There is cause for cautious optimism here in the United States. Currently, nearly 20 percent of U.S. electricity is produced by renewable sources. Wind power, according to the American Wind Energy Association, has tripled since 2010, with nearly 57,000 mostly land-based wind turbines generating just over six percent of the nation’s electricity and more than 105,000 jobs.

Yet offshore wind turbines offer an increasingly viable–and economical–clean energy solution that could eventually out produce more conventional land wind turbines. While only a handful of offshore wind turbines have been established in this country, the U.S. Department of Energy (DOE) predicts that offshore wind in the United States has the potential to generate annual capacity of more than 2,000 gigawatts, which is nearly twice the nation’s current electricity use.

Banking on this forecast, the DOE earmarked $28 million for offshore wind energy last February. Its Advanced Research Projects Agency-Energy (ARPA-E) program called Aerodynamic Turbines, Lighter and Afloat, with Nautical Technologies and Integrated Servo-control (ATLANTIS) will advance offshore wind production by focusing on three areas critical to the development of radically new floating offshore wind turbines -- new designs; new computer tools; and experiments that collect data to validate the designs and computer tools.

Rutgers University, along with the University of Michigan and Brigham Young University, is a primary member of a multidisciplinary team that includes the National Renewable Energy Laboratory (NREL), the Norwegian University of Science and Technology, and the Technical University of Denmark, which has received funding for one of 13 new ATLANTIS projects. ATLANTIS teams will collaborate on making a significant future societal impact by devising a fully integrated floating offshore wind turbine system.

While they tend to be more efficient, offshore wind turbines currently cost significantly more than onshore ones to construct, operate and maintain. Together, the ATLANTIS projects aim to design a floating offshore wind turbine that produces more electricity while reducing the quantity of materials used in its construction, as well as the cost of manufacturing, maintenance and operation.

The multi-disciplinary team is tasked with developing a software for designing efficient, cost-effective floating offshore wind turbines using control co-design approach, which refers to the design optimization of a system simultaneously with the system’s controller. The conventional approach has been first to design a system that is independent of its controller, which is then developed and optimized for the designed system.

Without the accurate and complete modeling of a wind turbine with all of its interacting components, such as wind, water, soil, structural, controller, electrical and economic dynamics, it is not possible to design the best turbine for a given site, nor can we decisively compare the efficiency metrics or costs of different designs for that site.

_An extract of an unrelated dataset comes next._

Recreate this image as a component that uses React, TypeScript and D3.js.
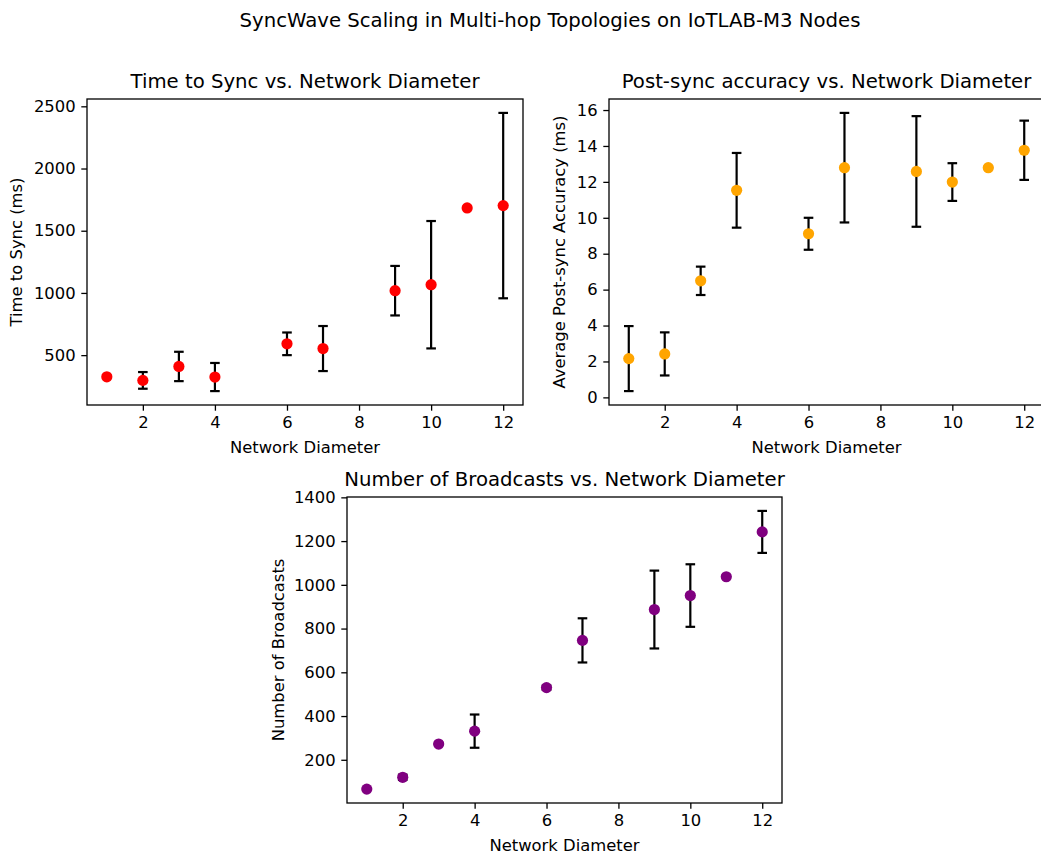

Using current computational capabilities, as well as multiple new approaches, the team will be able to design and optimize the system and the controller simultaneously rather than sequentially. The result is that a wind turbine designed using control co-design methodology will produce more–and cheaper– electricity.

Others will be able to use this software to design the next generation of wind turbines for coastal sites that will be able to produce economical offshore wind power that will ultimately reduce the cost of electricity to the consumer.

New Jersey, with its miles of coastal locations, is an ideal location for fixed and floating offshore wind turbines. The success of a project such as ATLANTIS will, in time, bolster the New Jersey economy by creating new jobs in the energy sector.

Onur Bilgen is an assistant professor in the Department of Mechanical and Aerospace Engineering at Rutgers University School of Engineering.